Alex Baumhardt/Oregon Capital Chronicle 

Endangered suckers and salmon in the Klamath Basin face a greater shot at survival thanks to federal funds awarded this week.

On Wednesday, Oregon’s U.S. Senators Jeff Merkley and Ron Wyden announced the first 33 Klamath Basin restoration projects to receive funds totaling more than $26 million this year. The money is part of $162 million from the 2021 Bipartisan Infrastructure Law for improving the ailing health of the Klamath Basin in Oregon and California during the next five years.

All of the projects are dedicated to restoring fish populations and habitats, especially endangered Lost River and shortnose sucker fish and coho and chinook salmon.

Fourteen of the projects will help Oregon. Nearly half of the money this year, $10 million, will go to the Klamath Falls National Fish Hatchery to breed 60,000 sucker fish annually. The fish are native to Upper Klamath Lake and are vital to the Klamath Tribes, but their populations have plummeted due to drought, over-irrigation, pollution and habitat loss.
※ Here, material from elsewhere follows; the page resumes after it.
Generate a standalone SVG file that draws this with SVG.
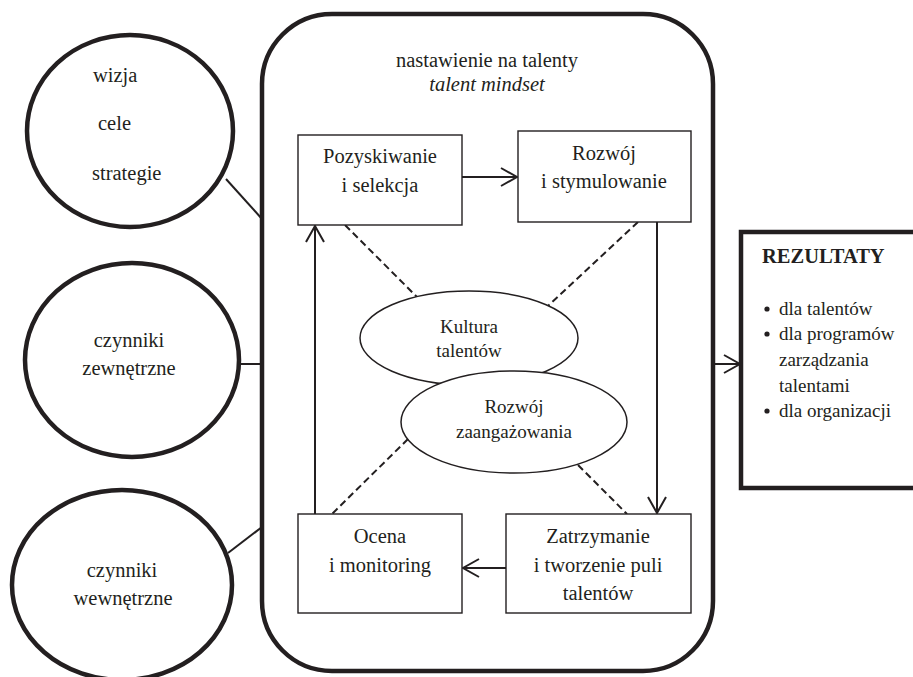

The Klamath Basin, encompassing the 250-mile long Klamath River that flows from south-central Oregon through northern California and out to the Pacific Ocean, has experienced three decades of record-setting drought and a growing number of wildfires due to climate change. That has caused despair and tension over water use and the future of critical fish and wildlife.

Last week, the Klamath Irrigation District, a public utility that oversees water distribution to farmers and ranchers in Klamath County, defied a federal order to temporarily stop delivering water from the depleted basin to its customers. It reversed course this week when federal officials threatened to withhold millions of dollars for drought relief.

“The Klamath Basin has fought to survive back-to-back summers of the worst drought in memory,” Merkley said in a statement announcing the first of the projects to receive infrastructure act dollars: “From businesses and families to fish and wildlife, the impact of the drought throughout the basin is deep.”

Merkley said the total funding won’t just help restore fish habitats, but also will help everyone in the basin suffering from limited water supplies.

“(It) will make the water we have go further for the farmers, households and ecosystems in the basin,” Merkley said, adding, “We still have a long way to go.”

The projects

Federal officials chose the 33 projects from 88 proposals submitted to the U.S. Fish and Wildlife Service by tribes, local and state agencies, nonprofits and conservation groups since March.

They include $2.6 million for water-pumping stations to improve wetlands in the Lower Klamath and Tule Lake National Wildlife Refuges across Oregon and California, which both rely on water from Upper Klamath Lake. The pumping stations will improve water supplies on 20,000 acres of wetlands in both refuges and improve the efficiency of irrigation systems on 20,000 acres of agricultural land, according to U.S. Fish and Wildlife.

Oregon and California will also collaborate on a fish-tracking system that’s getting a $1.2 million investment this year. The focus will be on monitoring fall chinook salmon and endangered sucker fish species, and later it will grow to include nearly all migratory fish in the Klamath Basin.

In Oregon, a project to reduce fertilizer pollution in the Sprague and Williamson rivers that are causing phosphorus contamination in Upper Klamath Lake and killing sucker fish will get $200,000.

More than $200,000 will go to improving habitat for endangered bull trout and sucker fish on the Sprague, which is a critical spawning ground for both fish species. More than $100,000 will help restore riparian areas and stream conditions destroyed in the 2021 Bootleg Fire. It was the third-largest fire in Oregon during the last century.

The Klamath Tribes will receive more than $1 million to breed and monitor more Lost River suckers and to restore some of their spawning sites. They’ll also receive nearly $1 million more to grow their own chinook salmon fishery. The Klamath Tribes have not had access to native Klamath River salmon fisheries for more than a 100 years.

Wyden and Merkley also announced that the Bureau of Reclamation would invest $2.2 million into a grant program to improve coho salmon habitats in the basin.

The federal Infrastructure Act dollars being distributed this year come on top of an additional $15 million Merkley said he secured from U.S. Fish and Wildlife for Klamath Basin fish and habitat restoration projects this year.